Many are of the view that it should be hard to govern in liberal democracy as it is based on a permanent fiddling in complicated consensus decisions. But if the complex character of governing is taken to extremes, it is not possible to govern at all and it ends up as the EU with the popularity and comprehensibility of such a community, Machacek says.
However, in the Czech Republic, plurality is secured.

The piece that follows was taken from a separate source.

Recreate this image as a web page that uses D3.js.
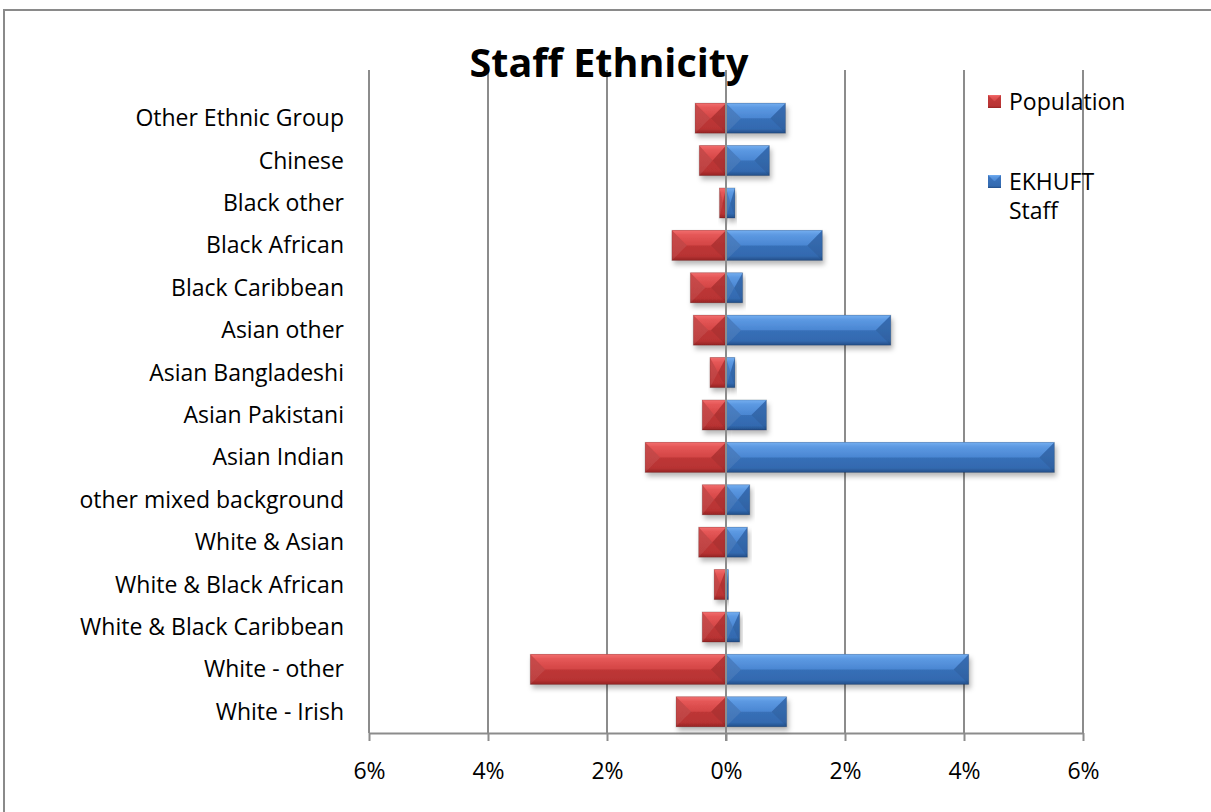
<!DOCTYPE html>
<html>
<head>
<meta charset="utf-8">
<script src="https://cdn.jsdelivr.net/npm/d3@7"></script>
<style>
  body { margin: 0; background: #fff; }
  svg text { font-family: "Open Sans", sans-serif; fill: #000; }
</style>
</head>
<body>
<script>
// categories top to bottom
var categories = ["Other Ethnic Group", "Chinese", "Black other ", "Black African", "Black Caribbean",
  "Asian other", "Asian Bangladeshi", "Asian Pakistani", "Asian Indian", "other mixed background",
  "White & Asian", "White & Black African", "White & Black Caribbean", "White - other", "White - Irish"];
// share of population (drawn to the left)
var population = [-0.0052, -0.0045, -0.0011, -0.0091, -0.0060, -0.0055, -0.0027, -0.0040, -0.0136, -0.0040,
  -0.0046, -0.0020, -0.0040, -0.0329, -0.0084];
// share of EKHUFT staff
var staff = [0.0100, 0.0073, 0.0015, 0.0162, 0.0028, 0.0277, 0.0015, 0.0068, 0.0552, 0.0040,
  0.0036, 0.0004, 0.0023, 0.0408, 0.0102];
var tickValues = [-0.06, -0.04, -0.02, 0, 0.02, 0.04, 0.06];
var seriesNames = ["Population", "EKHUFT Staff"];

var w = 1211, h = 812;
var svg = d3.select("body").append("svg").attr("width", w).attr("height", h);

var defs = svg.append("defs");
function grad(id, stops) {
  var g = defs.append("linearGradient").attr("id", id).attr("x1", 0).attr("y1", 0).attr("x2", 0).attr("y2", 1);
  stops.forEach(function(s) { g.append("stop").attr("offset", s[0]).attr("stop-color", s[1]); });
}
grad("redTop", [[0, "#f26e6e"], [0.3, "#e55757"], [1, "#d34545"]]);
grad("redBody", [[0, "#c63c3c"], [0.85, "#b83333"], [1, "#952424"]]);
grad("blueTop", [[0, "#74aef0"], [0.3, "#5c99e2"], [1, "#4a86d2"]]);
grad("blueBody", [[0, "#3d77c2"], [0.85, "#336ab0"], [1, "#234e88"]]);

var shadow = defs.append("filter").attr("id", "shadow").attr("x", "-10%").attr("y", "-30%").attr("width", "130%").attr("height", "180%");
shadow.append("feDropShadow").attr("dx", 2).attr("dy", 4).attr("stdDeviation", 2.5)
  .attr("flood-color", "#000").attr("flood-opacity", 0.28);

// frame
svg.append("path").attr("d", "M4,812 V10 H1211").attr("fill", "none").attr("stroke", "#8a8a8a").attr("stroke-width", 2);

var x = d3.scaleLinear().domain([-0.06, 0.06]).range([369, 1083]);
var y = d3.scaleBand().domain(categories).range([97, 733]).paddingInner(0.29).paddingOuter(0.145);

// gridlines
svg.append("g").selectAll("line").data(tickValues.filter(function(d) { return d !== 0; })).join("line")
  .attr("x1", function(d) { return x(d); }).attr("x2", function(d) { return x(d); })
  .attr("y1", 70).attr("y2", 733)
  .attr("stroke", "#8c8c8c").attr("stroke-width", 2);

// x axis
var axis = svg.append("g").attr("transform", "translate(0,733)")
  .call(d3.axisBottom(x).tickValues(tickValues).tickSizeInner(8).tickSizeOuter(0)
    .tickFormat(function(d) { return Math.round(Math.abs(d) * 100) + "%"; }));
axis.select(".domain").attr("stroke", "#8c8c8c").attr("stroke-width", 2);
axis.selectAll(".tick line").attr("stroke", "#8c8c8c").attr("stroke-width", 2);
axis.selectAll(".tick text").attr("y", 46).attr("dy", 0).style("font-size", "23px")
  .style("font-family", "'Open Sans', sans-serif").attr("fill", "#000");

// bevelled bars: top slope lighter, diagonals run from the corners to mid height
function drawBar(g, x0, x1, yTop, bh, topFill, bodyFill) {
  var bw = x1 - x0;
  var half = bh / 2, b = Math.min(half, bw / 2);
  var bar = g.append("g").attr("filter", "url(#shadow)");
  bar.append("rect").attr("x", x0).attr("y", yTop).attr("width", bw).attr("height", bh).attr("fill", "url(#" + bodyFill + ")");
  bar.append("path")
    .attr("d", "M" + x0 + "," + yTop + " H" + x1 + " L" + (x1 - b) + "," + (yTop + half) + " H" + (x0 + b) + " Z")
    .attr("fill", "url(#" + topFill + ")");
  bar.append("path")
    .attr("d", "M" + x0 + "," + yTop + " L" + (x0 + b) + "," + (yTop + half) + " L" + x0 + "," + (yTop + bh) + " Z")
    .attr("fill", "#ffffff").attr("opacity", 0.08);
  bar.append("path")
    .attr("d", "M" + x1 + "," + yTop + " L" + (x1 - b) + "," + (yTop + half) + " L" + x1 + "," + (yTop + bh) + " Z")
    .attr("fill", "#000").attr("opacity", 0.07);
  bar.append("rect").attr("x", x0).attr("y", yTop).attr("width", bw).attr("height", bh)
    .attr("fill", "none").attr("stroke", "#000").attr("stroke-opacity", 0.15).attr("stroke-width", 1);
}

var bars = svg.append("g");
categories.forEach(function(c, i) {
  drawBar(bars, x(population[i]), x(0), y(c), y.bandwidth(), "redTop", "redBody");
  drawBar(bars, x(0), x(staff[i]), y(c), y.bandwidth(), "blueTop", "blueBody");
});

// zero line
svg.append("line").attr("x1", x(0)).attr("x2", x(0)).attr("y1", 70).attr("y2", 741)
  .attr("stroke", "#8c8c8c").attr("stroke-width", 2);

// category labels
svg.append("g").selectAll("text").data(categories).join("text")
  .attr("x", 344).attr("y", function(d) { return y(d) + y.bandwidth() / 2; })
  .attr("dy", "0.35em").attr("text-anchor", "end").style("font-size", "23px")
  .text(function(d) { return d; });

// title
svg.append("text").attr("x", 609).attr("y", 77).attr("text-anchor", "middle")
  .style("font-size", "39.5px").style("font-weight", "bold").text("Staff Ethnicity");

// legend
var legend = svg.append("g");
var legendRows = [
  { name: seriesNames[0], top: "redTop", body: "redBody", y: 95, lines: ["Population"] },
  { name: seriesNames[1], top: "blueTop", body: "blueBody", y: 175, lines: ["EKHUFT", "Staff"] }
];
legendRows.forEach(function(r) {
  legend.append("rect").attr("x", 988).attr("y", r.y).attr("width", 13).attr("height", 13).attr("fill", "url(#" + r.body + ")");
  legend.append("path").attr("d", "M988," + r.y + " H1001 L995," + (r.y + 6) + " H994 Z").attr("fill", "url(#" + r.top + ")");
  r.lines.forEach(function(t, k) {
    legend.append("text").attr("x", 1009).attr("y", r.y + 15 + k * 29).style("font-size", "23px").text(t);
  });
});
</script>
</body>
</html>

The parliament deals with the conflict of interest, which Babis faces, in a law and the media he owns cover some 10 percent of the market.
As far as “illiberal democracy” is concerned, one may rather ask whether it is normal that the senior government Social Democrats (CSSD) control the Interior Ministry, the police, the General Inspection of Security Corps (GIBS), the parliamentary committee for security and police supervision and all secret service, Machacek adds.
Zeman’s inclination towards the East, his lying and revengefulness are naturally a big problem, but Czech voters will have a chance to choose another head of state in the next direct presidential election in 2018, he writes.
Besides, the strong negative reaction of the Czech society to the supreme constitutional officials’ servile kowtowing [to China in connection with some politicians’ meetings with the Dalai Lama] shows that the country’s slow escape to the East is limited, Machacek writes in conclusion.